WASHINGTON, March 10 (Reuters) - Shifts in U.S.
employment over the past two years toward sectors with higher
wages and productivity, and higher average hours worked, may
drive further gains in labor productivity going forward, two top
Treasury Department economists said on Friday.
In an analysis published Friday, Ben Harris, assistant
secretary for economic policy and Tara Sinclair, deputy
assistant secretary for macroeconomics, said the U.S. recovery
from the COVID-19 pandemic has seen employment recovering "much
faster" than after recent recessions.
They said the U.S. labor market recovery had been
"exceptionally strong," the U.S. economy was now over 5% bigger
than before the pandemic began and core inflation was lower than
in many major advanced economies.
"Acknowledging that other advanced economies faced different
economic shocks — notably, our European partners were more
adversely affected by Russia’s war against Ukraine—the evidence
shows that the U.S. economic recovery has been quite strong,"
Harris and Sinclair wrote in a posting on the Treasury website.
The posting came hours after the Labor Department reported a
slight increase in the U.S. unemployment rate to 3.6% in
February and higher-than-expected payroll gains, with hiring
concentrated in a narrower range of industries.
Harris and Sinclair did not address the fresh data, but
noted significant differences in employment statistics among
Group of Seven economies in the early phase of the pandemic,
largely due to differences in how those economies supported
workers and businesses during the shutdowns.
In the United States and Canada, unemployment insurance was
most suited to rapid, large-scale support.
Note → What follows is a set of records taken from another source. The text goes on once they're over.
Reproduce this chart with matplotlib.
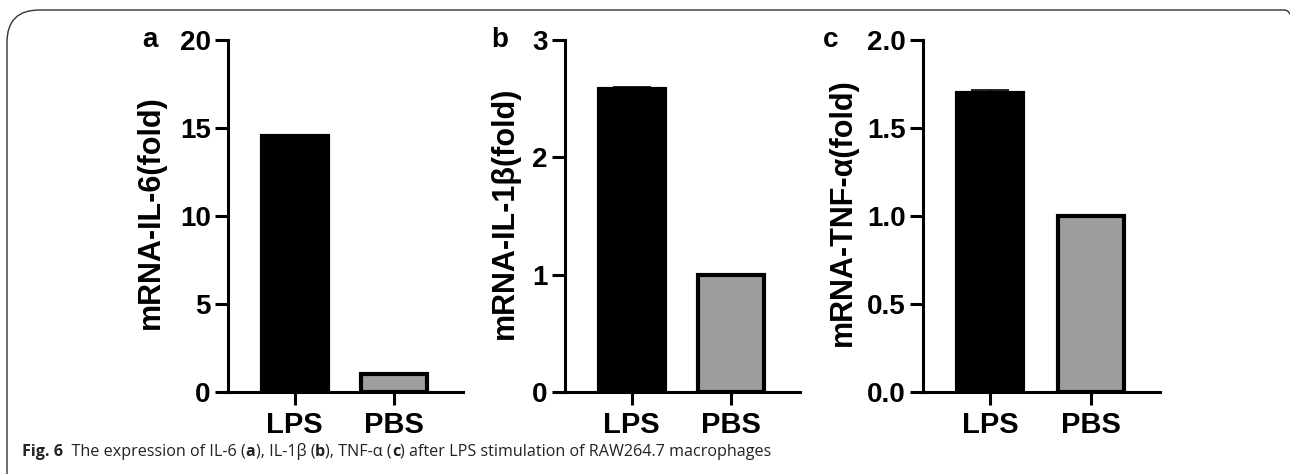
import matplotlib
matplotlib.use('Agg')
import matplotlib.pyplot as plt
from matplotlib.patches import FancyBboxPatch

# data
groups = ['LPS', 'PBS']
il6 = [14.55, 1.0]
il6_err = [0.08, 0.0]
il1b = [2.58, 1.0]
il1b_err = [0.02, 0.0]
tnf = [1.70, 1.0]
tnf_err = [0.015, 0.0]

panels = [
    ('a', il6, il6_err, 'mRNA-IL-6(fold)', [0, 5, 10, 15, 20], ['0', '5', '10', '15', '20'], 20),
    ('b', il1b, il1b_err, 'mRNA-IL-1β(fold)', [0, 1, 2, 3], ['0', '1', '2', '3'], 3),
    ('c', tnf, tnf_err, 'mRNA-TNF-α(fold)', [0, 0.5, 1.0, 1.5, 2.0], ['0.0', '0.5', '1.0', '1.5', '2.0'], 2),
]

plt.rcParams['font.family'] = ['Liberation Sans', 'DejaVu Sans']

W, H = 1290, 474
fig = plt.figure(figsize=(W / 100, H / 100), dpi=100)

# axes boxes in pixels: left, right
boxes = [(228, 463), (565, 800), (923, 1160)]
ylab_x = [166, 520, 858]
letter_x = [150, 500, 831]
top_px, bot_px = 40, 392

for (letter, vals, errs, ylab, ticks, ticklabels, ymax), (l, r), lx, px in zip(panels, boxes, ylab_x, letter_x):
    ax = fig.add_axes([l / W, 1 - bot_px / H, (r - l) / W, (bot_px - top_px) / H])
    x = range(len(groups))
    ax.bar(x, vals, width=0.66, color=['black', '#9e9e9e'], edgecolor='black', linewidth=3, zorder=2)
    ax.errorbar([0], [vals[0]], yerr=[errs[0]], fmt='none', ecolor='black', elinewidth=1.2,
                capsize=14, capthick=1.2, zorder=3)
    ax.set_xlim(-0.67, 1.69)
    ax.set_ylim(0, ymax)
    ax.set_yticks(ticks)
    ax.set_yticklabels(ticklabels)
    ax.set_xticks(list(x))
    ax.set_xticklabels(groups)
    for s in ['top', 'right']:
        ax.spines[s].set_visible(False)
    for s in ['left', 'bottom']:
        ax.spines[s].set_linewidth(2.2)
    ax.tick_params(axis='both', length=9.5, width=2.2, labelsize=20)
    ax.tick_params(axis='y', pad=3)
    ax.tick_params(axis='x', pad=4, labelsize=21)
    for t in ax.get_xticklabels() + ax.get_yticklabels():
        t.set_fontweight('bold')
    ax.set_ylabel(ylab, fontsize=22, fontweight='bold')
    ax.yaxis.set_label_coords((lx - l) / (r - l), 0.51)
    fig.text(px / W, 1 - 40 / H, letter, fontsize=20, fontweight='bold', ha='center', va='center')

# caption, bold "Fig. 6" and bold panel letters
parts = [('Fig. 6', 'bold'), ('  The expression of IL-6 (', 'normal'), ('a', 'bold'),
         ('), IL-1β (', 'normal'), ('b', 'bold'), ('), TNF-α (', 'normal'), ('c', 'bold'),
         (') after LPS stimulation of RAW264.7 macrophages', 'normal')]
renderer = fig.canvas.get_renderer()
cx = 22
for txt, wt in parts:
    t = fig.text(cx / W, 1 - 456 / H, txt, fontsize=11.6, fontweight=wt, family=['Open Sans', 'DejaVu Sans'],
                 ha='left', va='baseline', color='#222222')
    bb = t.get_window_extent(renderer)
    cx += bb.width

# rounded frame
frame = FancyBboxPatch((7 / W, -0.2), (1290 + 20) / W, 1 - 10 / H + 0.2,
                       boxstyle='round,pad=0,rounding_size=0.025', transform=fig.transFigure,
                       fill=False, edgecolor='#333333', linewidth=1.0, mutation_aspect=W / H)
fig.patches.append(frame)

fig.savefig('out.png', dpi=100)
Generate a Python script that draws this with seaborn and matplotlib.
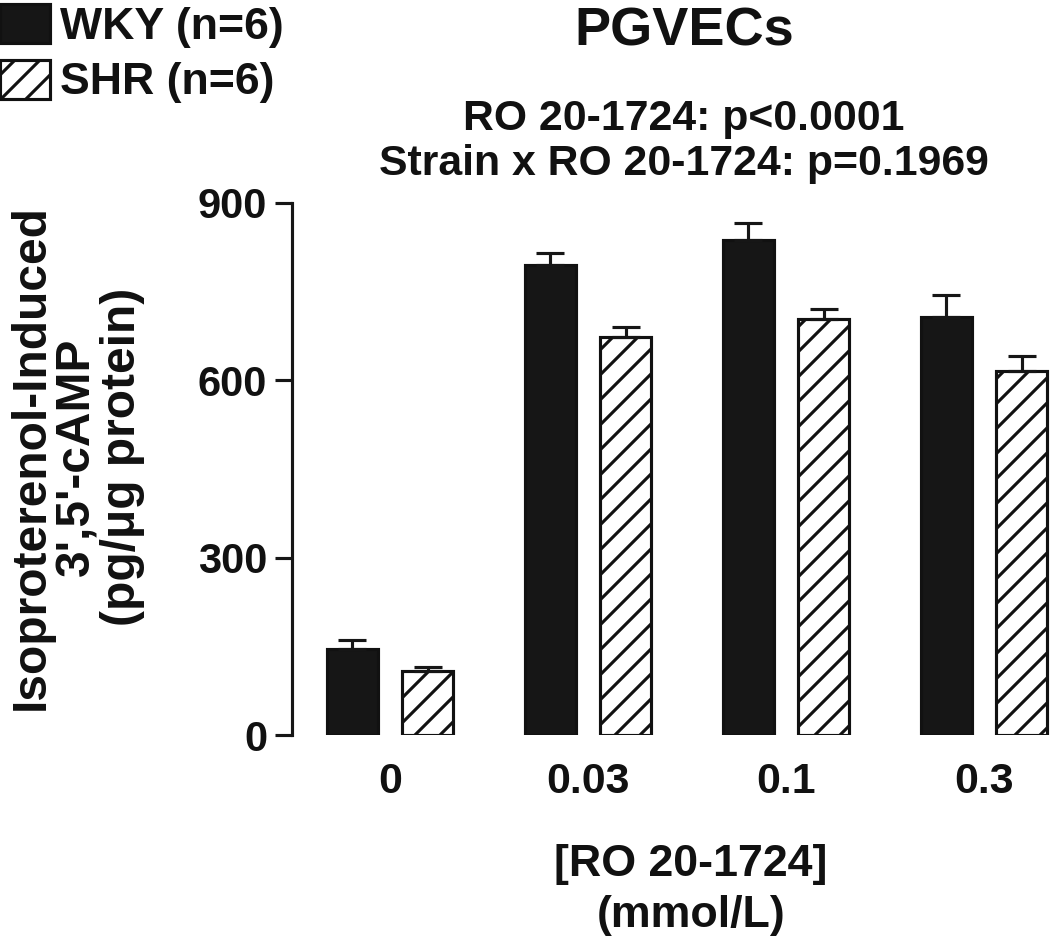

Meanwhile many
European economies leveraged social safety nets, often in a way
that led to continued employment in official statistics.
Despite differences in the initial response, employment
rates were now low across the G7 nations, they said.
But labor productivity growth in the United States had
outpaced that of Europe and Japan, possibly because the U.S.
unemployment insurance system allowed greater movement of labor
relative to systems that preserved employer attachment.
"In general, U.S. employment has reallocated from lower wage
industries to high-wage and higher productivity industries. U.S.
employment has also shifted to industries with higher average
hours worked, implying a stronger recovery in hours relative to
employment. This reallocation of labor may drive further gains
in labor productivity going forward," they said.